The night before: Anchor near the south coast of Komodo Island at dusk. Watch the light change over the hillsides — the landscape here is dry savannah and deciduous forest, not the lush green of Bali, and the golden-hour tones are different and striking in their own way. Dinner on the boat, an early sleep. This framing turns the Pink Beach visit into a morning event rather than a midday dash.

Combined with Siaba Besar or Siaba Kecil: Both sites sit in the same general area and are known for sea turtles in calm, relatively shallow water. They are gentler snorkel environments than the high-current pinnacle sites, which makes them a natural complement to Pink Beach’s pace. A morning at Pink Beach followed by a midday rest and an afternoon turtle snorkel is a complete slow-travel day without being passive.

What not to pair it with: Padar Island trekking and Pink Beach in the same half-day is the standard fast itinerary. Padar in the early morning plus Pink Beach mid-morning means you arrive at the beach with the main boat rush. If both Padar and Pink Beach matter to you, either start Padar before sunrise (which is genuinely worthwhile — the Padar sunrise mindful hike guide covers this in detail), or schedule them on separate days.

For packing specifics — what to bring for extended time on a boat versus a quick shore excursion, including reef shoes, sun protection layering, and hydration — see the packing guide.

Reef-Safe Sunscreen: The Practical Briefing

Most commercial sunscreens contain oxybenzone and octinoxate, chemical UV filters that research has linked to coral bleaching and disruption of marine larvae. Indonesia has not legislated a reef-sunscreen ban as of our research date, but Komodo National Park’s coral reef values are a core reason the park holds UNESCO World Heritage status — and those values are under documented pressure. The practical recommendation: use a mineral sunscreen (zinc oxide or titanium dioxide base), apply it 20 minutes before entering the water so the product has set rather than washing off immediately, and rinse off on deck before snorkelling if you are using a boat-side entry.

A long-sleeve UV rashguard covers most of the body without any sunscreen required and is arguably the most practical solution for extended snorkelling sessions. The reef-conduct rules stand on their own regardless of sunscreen: no touching coral, no standing on reef, no feeding fish, no taking shells or fragments. These are within your direct control and they have direct consequences for the system you came to experience.

Manta Rays and Pink Beach: Setting Expectations

Pink Beach is not a manta site. Manta rays at Komodo concentrate at Manta Point (Makassar Reef) in the north and Manta Alley in the south — both separate locations. The peak manta window runs November through April, with December through February typically the strongest period for large aggregations. If a manta encounter is part of your programme, it needs its own planning. The manta snorkel guide covers what that experience realistically involves.

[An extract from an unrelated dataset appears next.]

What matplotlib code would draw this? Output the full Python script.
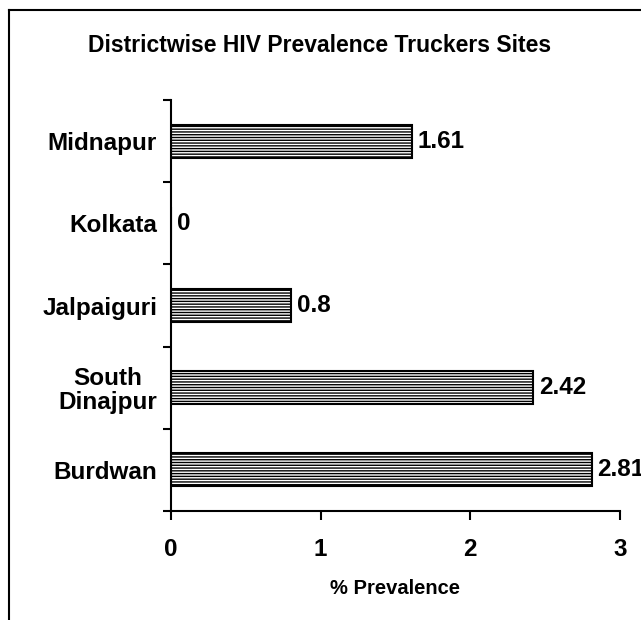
import numpy as np
import matplotlib.pyplot as plt
from matplotlib.lines import Line2D

plt.rcParams['font.family'] = ['Liberation Sans', 'DejaVu Sans']
plt.rcParams['font.weight'] = 'bold'
plt.rcParams['hatch.linewidth'] = 1.0

# data, bottom to top
districts = ['Burdwan', 'South\nDinajpur', 'Jalpaiguri', 'Kolkata', 'Midnapur']
prevalence = [2.81, 2.42, 0.8, 0, 1.61]
xticks = [0, 1, 2, 3]

fig = plt.figure(figsize=(6.41, 6.20), dpi=100)
ax = fig.add_axes([171 / 641, 1 - 511 / 620, (620 - 171) / 641, (511 - 100) / 620])

y = np.arange(len(districts))
ax.barh(y, prevalence, height=0.4, color='white', edgecolor='black',
        linewidth=1.5, hatch='------')

for yi, v in zip(y, prevalence):
    ax.text(v + 0.04, yi, '%g' % v, va='center', ha='left',
            fontsize=17.5, fontweight='bold', clip_on=False)

ax.set_xlim(0, 3)
ax.set_ylim(-0.5, len(districts) - 0.5)
ax.set_xticks(xticks)
ax.set_xticklabels([str(t) for t in xticks], fontsize=17.5, fontweight='bold')
ax.set_yticks(y)
ax.set_yticklabels(districts, fontsize=17.5, fontweight='bold', ha='right',
                   multialignment='center', linespacing=1.05)
ax.set_yticks(np.arange(-0.5, len(districts)), minor=True)

ax.tick_params(axis='y', which='major', length=0, pad=10)
ax.tick_params(axis='y', which='minor', length=6, width=1.5, direction='out')
ax.tick_params(axis='x', which='major', length=6.5, width=1.5, direction='out', pad=13)

ax.spines['top'].set_visible(False)
ax.spines['right'].set_visible(False)
ax.spines['left'].set_linewidth(1.5)
ax.spines['bottom'].set_linewidth(1.5)

ax.set_xlabel('% Prevalence', fontsize=14.5, fontweight='bold', labelpad=13)
fig.text(320 / 641, 1 - 46 / 620, 'Districtwise HIV Prevalence Truckers Sites',
         ha='center', va='center', fontsize=16.5, fontweight='bold')

# outer frame (clipped at right and bottom)
fig.add_artist(Line2D([9 / 641, 9 / 641], [0, 1 - 10 / 620], color='black', lw=1.5))
fig.add_artist(Line2D([9 / 641, 1], [1 - 10 / 620, 1 - 10 / 620], color='black', lw=1.5))

fig.savefig('out.png', dpi=100)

What Pink Beach shares with manta sites is the access framework: same park fees, same SiOra booking system, same daily cap. If you are combining both in a multi-day itinerary, both need to be factored into your booking timeline and your SiOra slot allocation.

Frequently Asked Questions

Why is Pink Beach sand pink, and is the colour always visible?

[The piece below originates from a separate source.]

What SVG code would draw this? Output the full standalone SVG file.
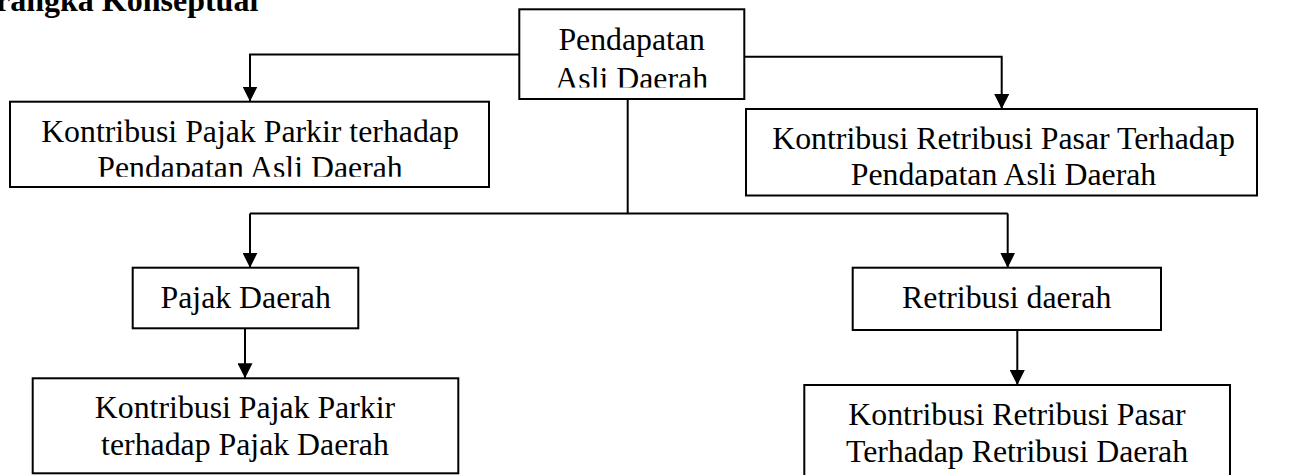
<svg xmlns="http://www.w3.org/2000/svg" width="1289" height="475" viewBox="0 0 1289 475">
<style>
.box{fill:#fff;stroke:#000;stroke-width:2}
.t{font-family:"Liberation Serif","Times New Roman",serif;font-size:31.8px;fill:#000;text-anchor:middle}
.title{font-family:"Liberation Serif","Times New Roman",serif;font-size:32px;font-weight:bold;fill:#000}
.c{fill:none;stroke:#000;stroke-width:2}
</style>
<defs>
<marker id="ah" markerUnits="userSpaceOnUse" markerWidth="15" markerHeight="15" refX="15" refY="7.5" orient="auto" viewBox="0 0 15 15">
<path d="M0,0 L15,7.5 L0,15 z" fill="#000"/>
</marker>
<clipPath id="cp1"><rect x="10" y="101" width="479" height="75.7"/></clipPath>
<clipPath id="cp2"><rect x="519" y="9" width="225" height="78.5"/></clipPath>
<clipPath id="cp3"><rect x="746" y="109" width="511" height="77.5"/></clipPath>
</defs>
<rect width="1289" height="475" fill="#fff"/>
<text class="title" x="-4" y="10.5">rangka Konseptual</text>

<g id="connectors">
<path class="c" d="M519,54.5 H250 V101.5" marker-end="url(#ah)"/>
<path class="c" d="M744,56.7 H1001.7 V109" marker-end="url(#ah)"/>
<path class="c" d="M627.7,99 V213.5"/>
<path class="c" d="M250,213.5 H1007.7"/>
<path class="c" d="M250,213.5 V267.7" marker-end="url(#ah)"/>
<path class="c" d="M1007.7,213.5 V267.7" marker-end="url(#ah)"/>
<path class="c" d="M245,324 V378.3" marker-end="url(#ah)"/>
<path class="c" d="M1017.3,330 V385" marker-end="url(#ah)"/>
</g>

<g id="pad">
<rect class="box" x="519.3" y="9.3" width="225" height="89.7"/>
<g clip-path="url(#cp2)">
<text class="t" x="631.7" y="50">Pendapatan</text>
<text class="t" x="631.7" y="88.5">Asli Daerah</text>
</g>
</g>

<g id="kontribusi-pajak-pad">
<rect class="box" x="10" y="101.7" width="479" height="85.3"/>
<g clip-path="url(#cp1)">
<text class="t" x="250" y="141.5">Kontribusi Pajak Parkir terhadap</text>
<text class="t" x="250" y="178">Pendapatan Asli Daerah</text>
</g>
</g>

<g id="kontribusi-retribusi-pad">
<rect class="box" x="746" y="109" width="511" height="86.5"/>
<g clip-path="url(#cp3)">
<text class="t" x="1003.5" y="148.5">Kontribusi Retribusi Pasar Terhadap</text>
<text class="t" x="1003.5" y="185.2">Pendapatan Asli Daerah</text>
</g>
</g>

<g id="pajak-daerah">
<rect class="box" x="132.7" y="267.7" width="225.6" height="60.6"/>
<text class="t" x="245.7" y="307.7">Pajak Daerah</text>
</g>

<g id="retribusi-daerah">
<rect class="box" x="852.7" y="267.7" width="308.3" height="62.3"/>
<text class="t" x="1006.7" y="307.7">Retribusi daerah</text>
</g>

<g id="kontribusi-pajak-pajak">
<rect class="box" x="32.7" y="378.3" width="425.6" height="95"/>
<text class="t" x="245" y="418.3">Kontribusi Pajak Parkir</text>
<text class="t" x="245" y="455">terhadap Pajak Daerah</text>
</g>

<g id="kontribusi-retribusi-retribusi">
<rect class="box" x="804.3" y="385" width="425.7" height="100"/>
<text class="t" x="1017" y="425">Kontribusi Retribusi Pasar</text>
<text class="t" x="1017" y="461.7">Terhadap Retribusi Daerah</text>
</g>
</svg>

The pink colour comes from crushed Foraminifera shells — microscopic organisms with red-orange casings — mixed into the white coral sand. The colour is most visible when the sand is damp and the light is at a low angle: early morning or late afternoon. At midday under flat sun the beach looks pale beige. Arriving in the first morning hours when the sand has been wetted by the tide gives you the most visible tone. Arriving at noon expecting vivid pink is the most common source of disappointment at this beach.

Is Pink Beach crowded? When is the quietest time for a mindful beach day?

In July and August, Pink Beach is consistently busy — multiple boats in the bay, the shore filling from mid-morning onward. The quietest reliable windows are April to early June and September to October. Within any given day, the 06:00–11:00 SiOra time slot gives you the beach before the day-trip surge from Labuan Bajo arrives. A liveaboard that anchors nearby overnight has a structural time advantage over a day trip. Private charter format gives the most schedule independence.

Can I snorkel at Pink Beach without a dive guide?

Independent snorkelling in the shallows at Pink Beach does not require a dive guide. The reef is generally calm close to shore. That said, currents in Komodo can be unpredictable at different tidal stages, so always check with your boat crew before entering and stay aware of your position relative to the vessel. Snorkelling with a companion rather than alone is sensible practice. Assess your own swimming ability honestly before entering the water — this is general information, not personal advice.

What sunscreen should I use at Komodo’s reefs?

Mineral sunscreens — zinc oxide or titanium dioxide — are the reef-compatible option. Apply at least 20 minutes before entering the water so the product sets rather than washing straight off. A long-sleeve UV rashguard solves most of the problem without any sunscreen in the water at all and is the practical first choice for extended snorkelling sessions. Avoid formulas listing oxybenzone, octinoxate, or benzophenone if you intend to snorkel over coral reef.

How does the SiOra booking system affect my Pink Beach visit?

From 2026, Komodo National Park requires advance digital booking through the SiOra app. Permits are tied to your specific passport number and calendar date — non-transferable. In practice, most boat operators and tour companies manage SiOra booking on behalf of their guests. Confirm this with your operator when arranging the trip. In peak season (July–September), booking 2–4 months ahead is what operators recommend; shoulder season, 4–8 weeks. The daily-cap and SiOra system were described as a 2026 pilot by at least one operator [VERIFY] — treat this as current best information and confirm the status before travel.